[Source code of charts]
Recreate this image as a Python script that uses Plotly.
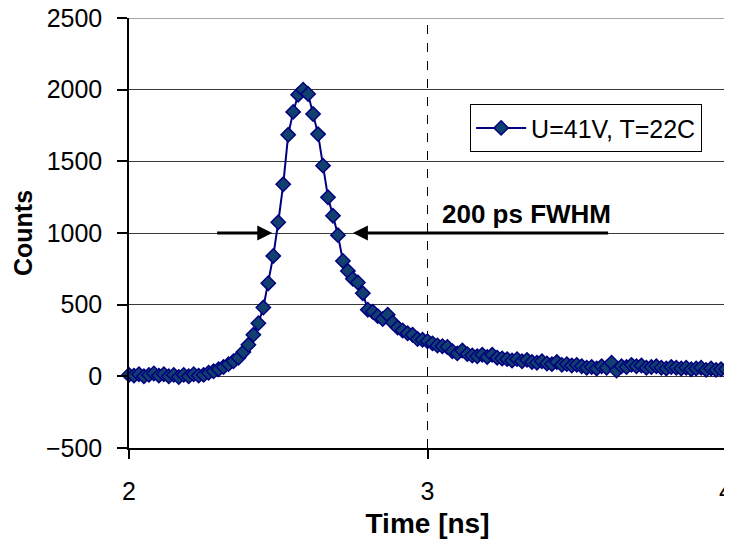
import plotly.graph_objects as go

t_start = 2.0
t_step = 1 / 60
counts = [
    10, 5, 15, 0, 10, 20, 5, 15, 0, 10,
    -5, 10, 0, 15, 5, 10, 25, 35, 50, 65,
    85, 105, 130, 170, 220, 290, 370, 480, 650, 840,
    1075, 1340, 1685, 1845, 1965, 2000, 1970, 1830, 1690, 1470,
    1250, 1120, 985, 805, 735, 680, 655, 580, 465, 450,
    420, 400, 430, 375, 340, 320, 300, 290, 260, 255,
    245, 230, 215, 210, 205, 175, 160, 180, 155, 145,
    140, 150, 135, 150, 130, 125, 120, 110, 120, 105,
    115, 100, 95, 105, 90, 85, 100, 80, 85, 75,
    80, 70, 60, 65, 55, 70, 60, 95, 40, 70,
    65, 80, 70, 75, 60, 65, 70, 60, 55, 65,
    60, 55, 60, 50, 55, 60, 45, 55, 45, 50,
    50,
]
time_ns = [t_start + i * t_step for i in range(len(counts))]

series_name = "U=41V, T=22C"
y_ticks = [-500, 0, 500, 1000, 1500, 2000, 2500]
x_ticks = [2, 3, 4]

# Стрелки FWHM на уровне 1000
fwhm_level = 1000
left_arrow = (2.29, 2.48)   # хвост -> наконечник
right_arrow = (3.61, 2.75)
fwhm_label = "200 ps FWHM"
fwhm_label_pos = (3.33, 1130)

FONT = "Liberation Sans, Arial, sans-serif"

fig = go.Figure()

fig.add_trace(go.Scatter(
    x=time_ns,
    y=counts,
    mode='lines+markers',
    name=series_name,
    line=dict(color='#000080', width=2),
    marker=dict(symbol='diamond', size=11, color='#12406e',
                line=dict(color='#000080', width=1.5)),
    cliponaxis=False,
))

# вертикальная пунктирная линия на 3 нс
fig.add_shape(type='line', x0=3, x1=3, y0=-500, y1=2500, xref='x', yref='y',
              line=dict(color='black', width=1, dash='dash'), layer='below')
# серые верхняя и правая границы
fig.add_shape(type='line', x0=2, x1=4, y0=2500, y1=2500, xref='x', yref='y',
              line=dict(color='#8a8a8a', width=1.5))
fig.add_shape(type='line', x0=4, x1=4, y0=-500, y1=2500, xref='x', yref='y',
              line=dict(color='#8a8a8a', width=1.5))

for tail, head in (left_arrow, right_arrow):
    fig.add_annotation(
        x=head, y=fwhm_level, ax=tail, ay=fwhm_level,
        xref='x', yref='y', axref='x', ayref='y',
        text='', showarrow=True, arrowhead=2, arrowsize=1,
        arrowwidth=3, arrowcolor='black',
    )

fig.add_annotation(
    x=fwhm_label_pos[0], y=fwhm_label_pos[1], xref='x', yref='y',
    text=f"<b>{fwhm_label}</b>", showarrow=False,
    font=dict(family=FONT, size=26, color='black'),
)

# страница имеет отступ 8 px, поэтому фигура чуть меньше окна
fig.update_layout(
    width=724, height=536,
    margin=dict(l=121, r=6, t=10, b=96, autoexpand=False),
    paper_bgcolor='white', plot_bgcolor='white',
    font=dict(family=FONT, size=25, color='black'),
    showlegend=True,
    legend=dict(
        x=0.96, y=0.688, xanchor='right', yanchor='bottom',
        bgcolor='white', bordercolor='black', borderwidth=1,
        font=dict(family=FONT, size=25, color='black'),
        itemwidth=50,
    ),
)

fig.update_xaxes(
    range=[2, 4], tickvals=x_ticks, showgrid=False, zeroline=False,
    showline=True, linecolor='black', linewidth=1.5,
    ticks='outside', ticklen=9, tickcolor='black', tickwidth=1.5,
    ticklabelstandoff=11, ticklabeloverflow='allow', automargin=False,
    title=dict(text='<b>Time [ns]</b>', standoff=10,
               font=dict(family=FONT, size=28)),
)
fig.update_yaxes(
    range=[-500, 2500], tickvals=y_ticks, showgrid=True,
    gridcolor='#3a3a3a', gridwidth=1, zeroline=False,
    showline=True, linecolor='black', linewidth=1.5,
    ticks='outside', ticklen=10, tickcolor='black', tickwidth=1.5,
    ticklabelstandoff=10, ticklabeloverflow='allow', automargin=False,
    title=dict(text='<b>Counts</b>', standoff=6,
               font=dict(family=FONT, size=25)),
)

fig.write_html("out.html")
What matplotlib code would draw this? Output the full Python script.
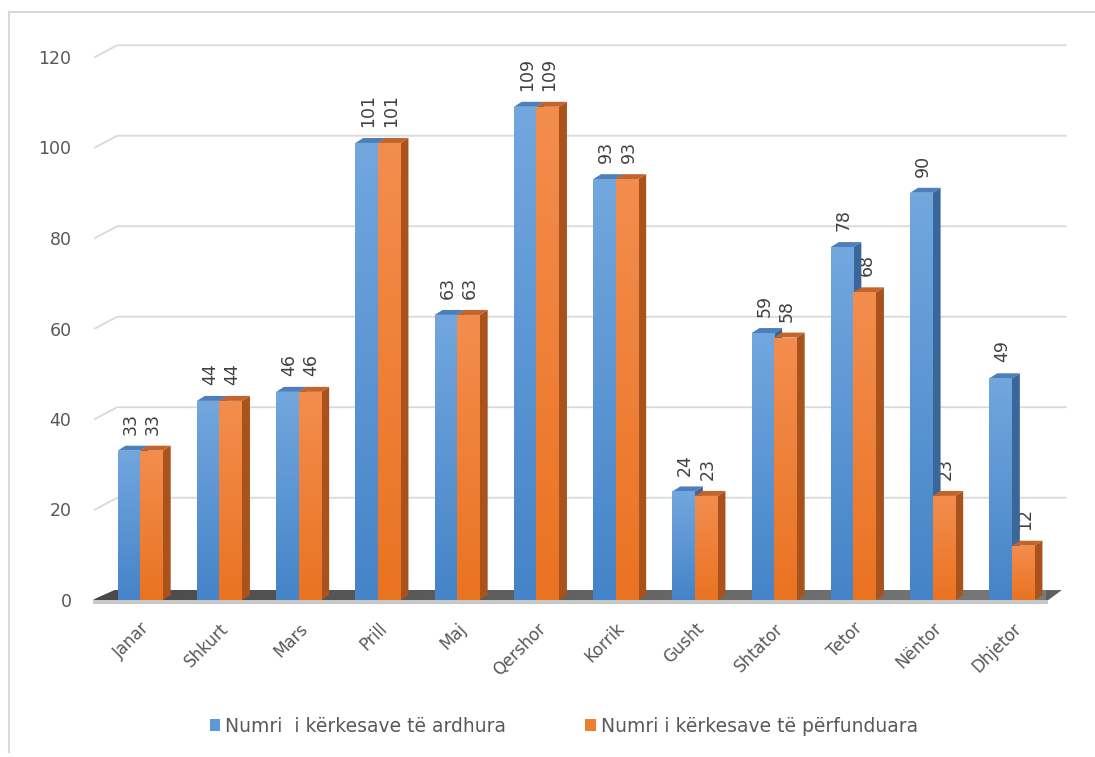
import matplotlib
matplotlib.use("Agg")
import matplotlib.pyplot as plt
from matplotlib.patches import Polygon, Patch
from matplotlib.lines import Line2D
from matplotlib.colors import LinearSegmentedColormap
import numpy as np

months = ["Janar", "Shkurt", "Mars", "Prill", "Maj", "Qershor", "Korrik",
          "Gusht", "Shtator", "Tetor", "Nëntor", "Dhjetor"]
ardhura = [33, 44, 46, 101, 63, 109, 93, 24, 59, 78, 90, 49]
perfunduara = [33, 44, 46, 101, 63, 109, 93, 23, 58, 68, 23, 12]
series_names = ["Numri  i kërkesave të ardhura", "Numri i kërkesave të përfunduara"]
yticks = [0, 20, 40, 60, 80, 100, 120]

W, H = 1095, 757
fig = plt.figure(figsize=(W / 100, H / 100), dpi=100)
fig.patch.set_facecolor("white")

# axes placed so the front plane maps to the reference pixels
xl, xr = -0.57, 11.43
px_l, px_r = 95, 1046
py_0, py_120 = 600, 57
ax = fig.add_axes([px_l / W, (H - py_0) / H, (px_r - px_l) / W, (py_0 - py_120) / H])
ax.set_xlim(xl, xr)
ax.set_ylim(0, 120)
for s in ax.spines.values():
    s.set_visible(False)
ax.set_facecolor("none")

# depth offsets (data units)
gdx, gdy = 0.28, 2.6     # wall / gridline depth
fdx, fdy = 0.25, 2.2     # floor depth
bdx, bdy = 0.10, 1.1     # bar depth
bw = 0.285

# gridlines with perspective stub
for v in yticks[1:]:
    ax.add_line(Line2D([xl, xl + gdx, 11.68], [v, v + gdy, v + gdy],
                       color="#d9d9d9", lw=1.3, zorder=1, clip_on=False))

# floor
floor_cmap = LinearSegmentedColormap.from_list("f", ["#4a4a4a", "#7a7a7a"])
floor = Polygon([(xl - 0.03, 0), (11.46, 0), (11.46 + 0.17, fdy), (xl + fdx, fdy)],
                closed=True, facecolor="#5f5f5f", edgecolor="none", zorder=2, clip_on=False)
ax.add_patch(floor)
fim = ax.imshow(np.linspace(0, 1, 64).reshape(1, -1), extent=[xl - 0.03, 11.7, 0, fdy],
                aspect="auto", cmap=floor_cmap, zorder=2.1, interpolation="bilinear")
fim.set_clip_path(floor)
ax.add_patch(Polygon([(xl - 0.03, 0), (11.46, 0), (11.46, -0.9), (xl - 0.03, -0.9)],
                     closed=True, facecolor="#c8c8c8", edgecolor="none", zorder=2, clip_on=False))

blue_cmap = LinearSegmentedColormap.from_list("b", ["#4584c8", "#72a7de"])
orange_cmap = LinearSegmentedColormap.from_list("o", ["#ea7322", "#f38d4e"])
styles = [
    dict(cmap=blue_cmap, side="#3a6699", top="#4d80ba", color="#5b9bd5"),
    dict(cmap=orange_cmap, side="#a9521b", top="#c3642a", color="#ed7d31"),
]

x = np.arange(len(months))
grad = np.linspace(0, 1, 64).reshape(-1, 1)
z = 5
for i in range(len(months)):
    for k, vals in enumerate([ardhura, perfunduara]):
        st = styles[k]
        v = vals[i]
        x0 = x[i] - bw + k * bw
        x1 = x0 + bw
        # side face
        ax.add_patch(Polygon([(x1, 0), (x1 + bdx, bdy), (x1 + bdx, v + bdy), (x1, v)],
                             closed=True, facecolor=st["side"], edgecolor="none", zorder=z, clip_on=False))
        # top face
        ax.add_patch(Polygon([(x0, v), (x1, v), (x1 + bdx, v + bdy), (x0 + bdx, v + bdy)],
                             closed=True, facecolor=st["top"], edgecolor="none", zorder=z, clip_on=False))
        # front face
        bars = ax.bar([x0], [v], width=bw, align="edge", color=st["color"],
                      edgecolor="none", zorder=z + 0.1)
        im = ax.imshow(grad, extent=[x0, x1, 0, v], origin="lower", aspect="auto",
                       cmap=st["cmap"], zorder=z + 0.2, interpolation="bilinear")
        im.set_clip_path(bars.patches[0])
        # data label
        ax.text(x0 + bw / 2 + 0.02, v + bdy + 2.4, str(v), rotation=90, ha="center", va="bottom",
                fontsize=12.5, color="#404040", zorder=20, family="DejaVu Sans")
        z += 1

ax.set_xlim(xl, xr)
ax.set_ylim(0, 120)

# y ticks
ax.set_yticks(yticks)
ax.set_yticklabels([str(t) for t in yticks], fontsize=12.5, color="#595959")
ax.tick_params(axis="y", length=0, pad=17)

# x ticks
ax.set_xticks(x)
ax.set_xticklabels(months, rotation=45, ha="right", rotation_mode="anchor",
                   fontsize=12, color="#595959")
ax.tick_params(axis="x", length=0, pad=14)

# legend
handles = [Patch(facecolor="#5b9bd5", edgecolor="none"), Patch(facecolor="#ed7d31", edgecolor="none")]
leg = fig.legend(handles, series_names, loc="center", bbox_to_anchor=(0.515, (H - 726) / H),
                 ncol=2, frameon=False, handlelength=0.55, handleheight=0.55, handletextpad=0.3,
                 columnspacing=4.2, prop={"size": 13.5})
for t in leg.get_texts():
    t.set_color("#595959")

# outer chart border (top and left visible)
fig.add_artist(Line2D([9 / W, 1.0], [(H - 12) / H, (H - 12) / H], color="#d9d9d9", lw=1.5,
                      transform=fig.transFigure))
fig.add_artist(Line2D([9 / W, 9 / W], [(H - 12) / H, (H - 752) / H], color="#d9d9d9", lw=1.5,
                      transform=fig.transFigure))

fig.savefig("out.png", dpi=100)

_Direction:_
Copy the records above from the first line through the line containing "import plotly.graph_objects as go", both included, and leave out any pictures.

_The output:_
Recreate this image as a Python script that uses Plotly.
import plotly.graph_objects as go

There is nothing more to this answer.